Spinorama Audio Measurements
Acoustic measurements can be grouped in a way that can be perceptually analyzed to determine how good a speaker can be used. This so called spinorama shows us just about everything we need to know about the speaker with respect to tonality and some flaws:

View attachment 50418

For whatever reason, I expected to see a much more flat response. We have a dip at 200 Hz where the crossover is from the woofer to mid-range. Maybe it is hard to better tune this with the internal woofer? Regardless, the room will obliterate this part of the response so what you get at the end of the day, is not this dip although we do want to start with flat response if we can.

The dip around 7 kHz seems to be typical of coaxial drivers and disappears off-axis. Don't have an explanation for the final dip as we approach 20 kHz. It seems to be designed that way.

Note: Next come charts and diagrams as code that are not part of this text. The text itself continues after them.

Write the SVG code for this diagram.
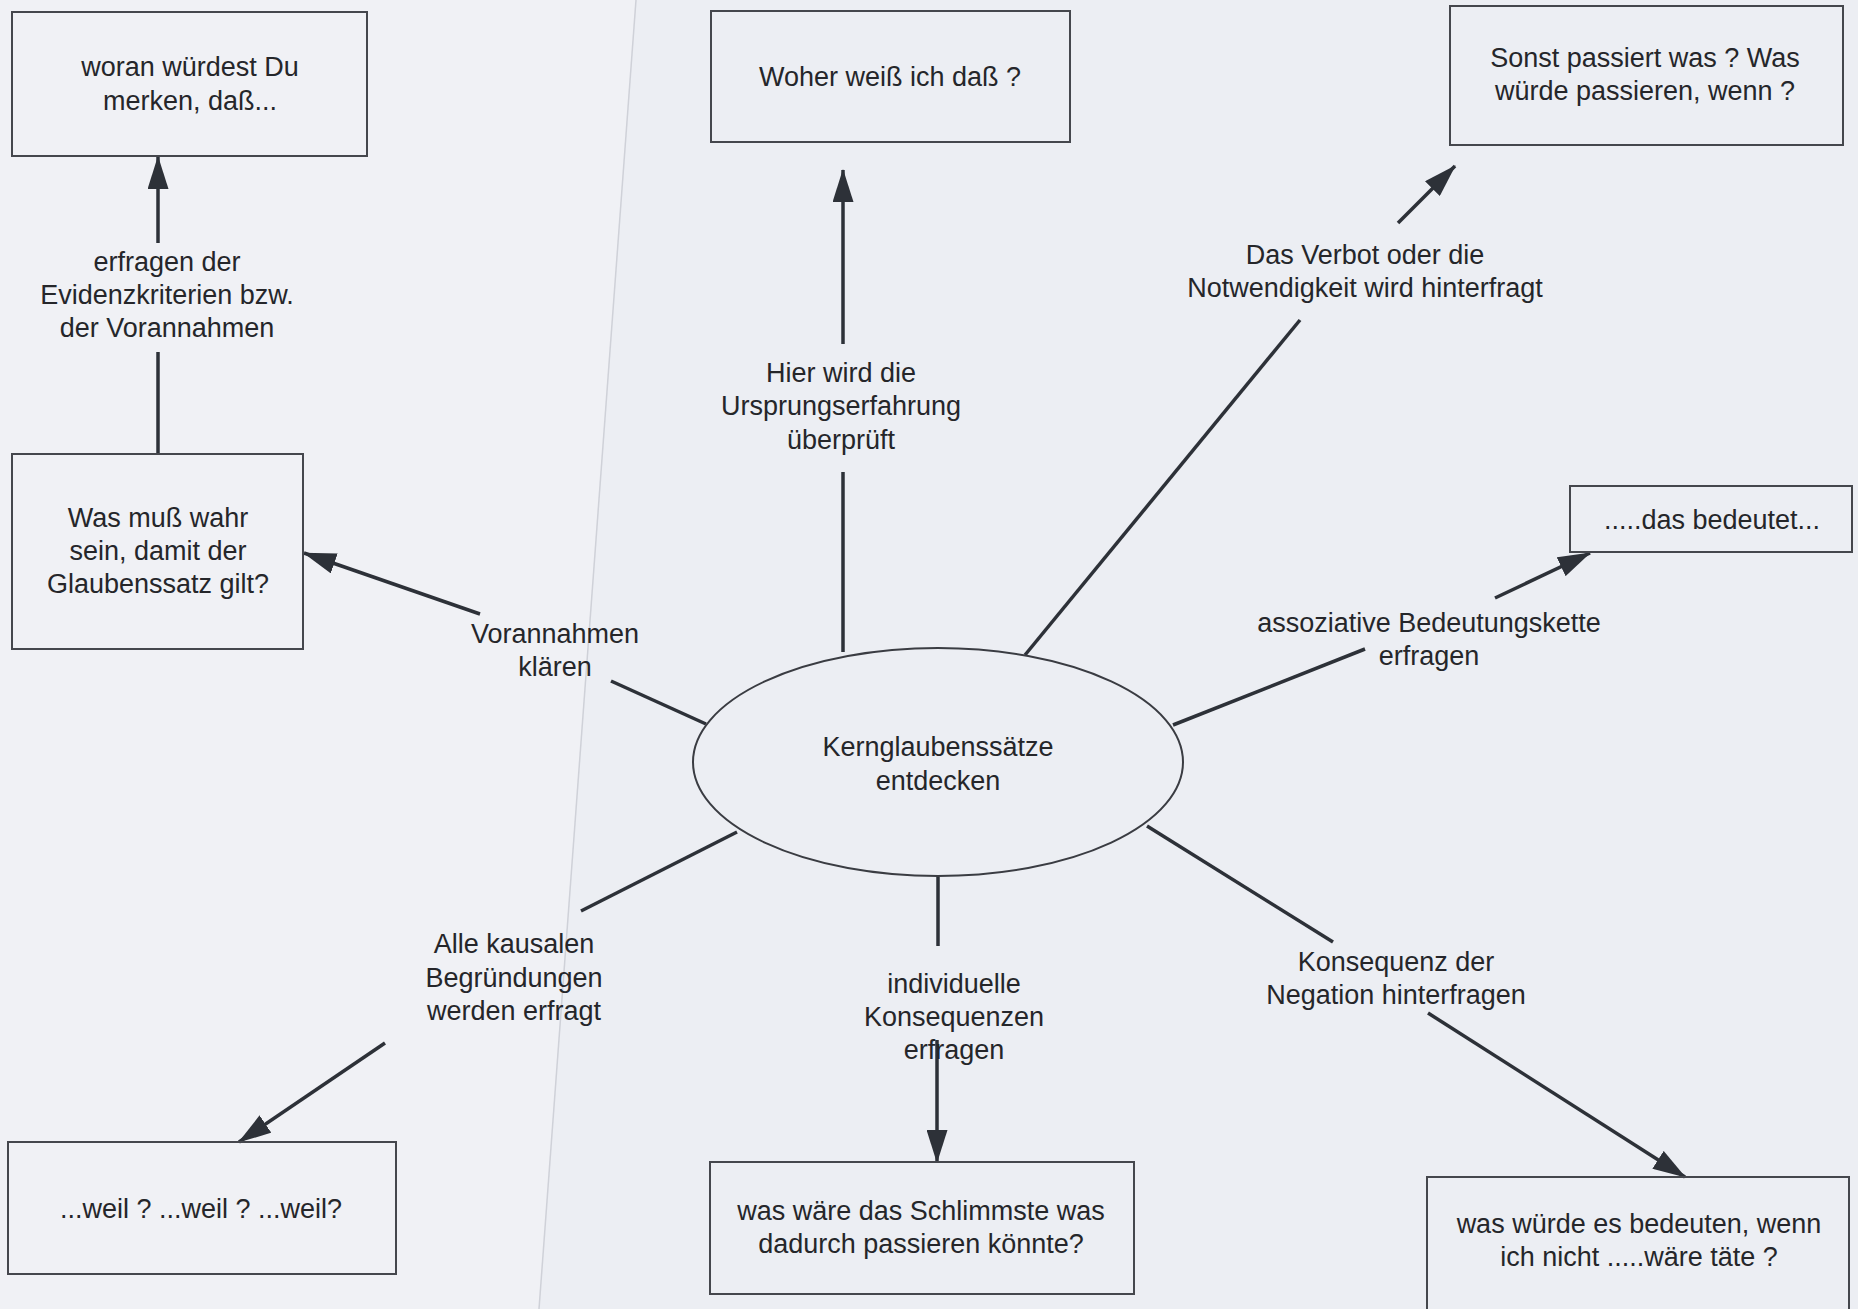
<svg xmlns="http://www.w3.org/2000/svg" width="1858" height="1309" viewBox="0 0 1858 1309">
<defs>
<marker id="ah" markerUnits="userSpaceOnUse" markerWidth="33" markerHeight="21" refX="32" refY="10.5" orient="auto">
<path d="M0,0 L33,10.5 L0,21 z" fill="#2d3138"/>
</marker>
<style>
.bg{fill:#eceef3}
.box{fill:none;stroke:#45474d;stroke-width:2}
.ell{fill:none;stroke:#3a3c42;stroke-width:2}
.ln{stroke:#2d3138;stroke-width:3.5;fill:none;stroke-linecap:butt}
.ar{stroke:#2d3138;stroke-width:3.5;fill:none;marker-end:url(#ah)}
text{font-family:"Liberation Sans",Arial,sans-serif;font-size:27px;fill:#25262a;text-anchor:middle}
</style>
</defs>
<rect class="bg" x="0" y="0" width="1858" height="1309"/>
<path d="M0,0 L636,0 L539,1309 L0,1309 z" fill="#f0f1f5"/>
<line x1="636" y1="0" x2="539" y2="1309" stroke="#cfd1d8" stroke-width="1.5"/>

<g id="connectors">
<line class="ar" x1="158" y1="243" x2="158" y2="157"/>
<line class="ln" x1="158" y1="352" x2="158" y2="454"/>
<line class="ar" x1="480" y1="614" x2="304" y2="553"/>
<line class="ln" x1="706" y1="724" x2="611" y2="681"/>
<line class="ln" x1="843" y1="652" x2="843" y2="472"/>
<line class="ar" x1="843" y1="344" x2="843" y2="170"/>
<line class="ln" x1="1025" y1="655" x2="1300" y2="320"/>
<line class="ar" x1="1398" y1="223" x2="1455" y2="166"/>
<line class="ln" x1="1173" y1="725" x2="1365" y2="649"/>
<line class="ar" x1="1495" y1="598" x2="1590" y2="553"/>
<line class="ln" x1="737" y1="832" x2="581" y2="911"/>
<line class="ar" x1="385" y1="1043" x2="239" y2="1142"/>
<line class="ln" x1="938" y1="877" x2="938" y2="946"/>
<line class="ar" x1="937" y1="1040" x2="937" y2="1162"/>
<line class="ln" x1="1147" y1="826" x2="1333" y2="942"/>
<line class="ar" x1="1428" y1="1013" x2="1685" y2="1177"/>
</g>

<g id="center">
<ellipse class="ell" cx="938" cy="762" rx="245" ry="114"/>
<text x="938" y="756">Kernglaubenssätze</text>
<text x="938" y="790">entdecken</text>
</g>

<g id="boxA">
<rect class="box" x="12" y="12" width="355" height="144"/>
<text x="190" y="76">woran würdest Du</text>
<text x="190" y="110">merken, daß...</text>
</g>
<g id="labelA"><text x="167" y="271">erfragen der</text><text x="167" y="304">Evidenzkriterien bzw.</text><text x="167" y="337">der Vorannahmen</text></g>

<g id="boxB">
<rect class="box" x="12" y="454" width="291" height="195"/>
<text x="158" y="527">Was muß wahr</text>
<text x="158" y="560">sein, damit der</text>
<text x="158" y="593">Glaubenssatz gilt?</text>
</g>
<g id="labelB"><text x="555" y="643">Vorannahmen</text><text x="555" y="676">klären</text></g>

<g id="boxC">
<rect class="box" x="711" y="11" width="359" height="131"/>
<text x="890" y="86">Woher weiß ich daß ?</text>
</g>
<g id="labelC"><text x="841" y="382">Hier wird die</text><text x="841" y="415">Ursprungserfahrung</text><text x="841" y="449">überprüft</text></g>

<g id="boxD">
<rect class="box" x="1450" y="6" width="393" height="139"/>
<text x="1645" y="67">Sonst passiert was ? Was</text>
<text x="1645" y="100">würde passieren, wenn ?</text>
</g>
<g id="labelD"><text x="1365" y="264">Das Verbot oder die</text><text x="1365" y="297">Notwendigkeit wird hinterfragt</text></g>

<g id="boxE">
<rect class="box" x="1570" y="486" width="282" height="66"/>
<text x="1712" y="529">.....das bedeutet...</text>
</g>
<g id="labelE"><text x="1429" y="632">assoziative Bedeutungskette</text><text x="1429" y="665">erfragen</text></g>

<g id="boxF">
<rect class="box" x="8" y="1142" width="388" height="132"/>
<text x="201" y="1218">...weil ? ...weil ? ...weil?</text>
</g>
<g id="labelF"><text x="514" y="953">Alle kausalen</text><text x="514" y="987">Begründungen</text><text x="514" y="1020">werden erfragt</text></g>

<g id="boxG">
<rect class="box" x="710" y="1162" width="424" height="132"/>
<text x="921" y="1220">was wäre das Schlimmste was</text>
<text x="921" y="1253">dadurch passieren könnte?</text>
</g>
<g id="labelG"><text x="954" y="993">individuelle</text><text x="954" y="1026">Konsequenzen</text><text x="954" y="1059">erfragen</text></g>

<g id="boxH">
<rect class="box" x="1427" y="1177" width="422" height="150"/>
<text x="1639" y="1233">was würde es bedeuten, wenn</text>
<text x="1639" y="1266">ich nicht .....wäre täte ?</text>
</g>
<g id="labelH"><text x="1396" y="971">Konsequenz der</text><text x="1396" y="1004">Negation hinterfragen</text></g>
</svg>
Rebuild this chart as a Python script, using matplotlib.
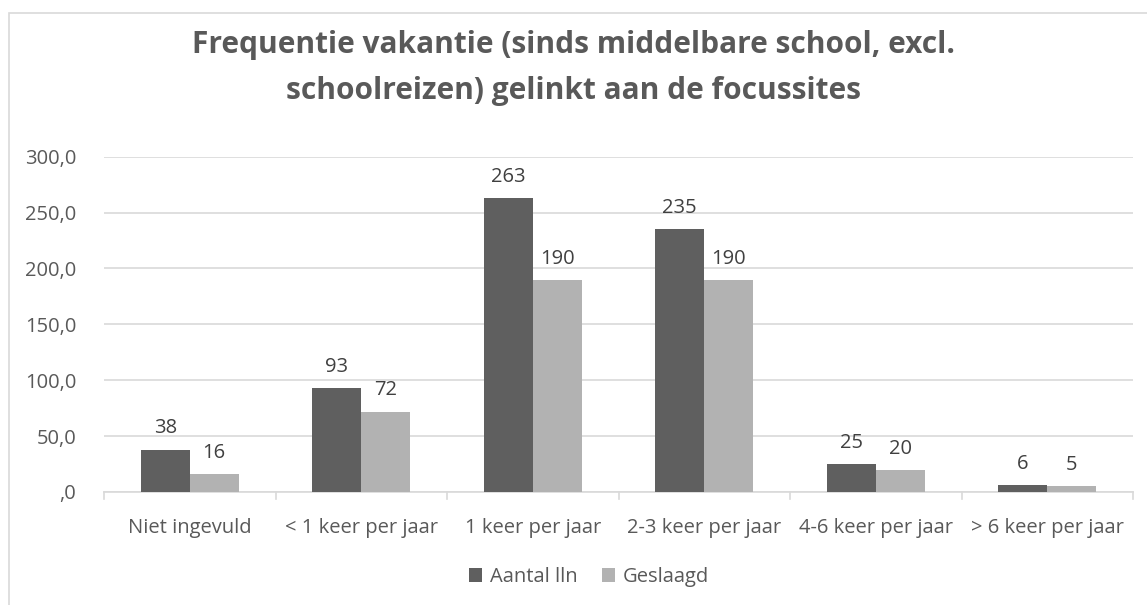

the ”final dip“ is likely just the natural driver roll off. Since any do not hear much in that range, designers tend to leave alone. Can always tweak with eq. If it were a nasty peak, might add a notch filter but adds cost to crossover.

...Since reducing distortion is a key design goal in this speaker, let's look at those metrics:

View attachment 50423

View attachment 50424

It seems like low frequency distortion below 200 Hz is indeed very low. But then it peaks likely because the mid-range can't handle such low frequencies well.

We also have rising distortion around the crossover frequencies indicating the midrange is starting to get unhappy before the tweeter takes over.

Note that all of this is gated in-room response so not the most reliable data.

the gating is affecting the measurement below what frequency? Speaker design is a set of tradeoffs, but getting lower distortion in bass for higher in mid-bass (and midrange!) seems very odd.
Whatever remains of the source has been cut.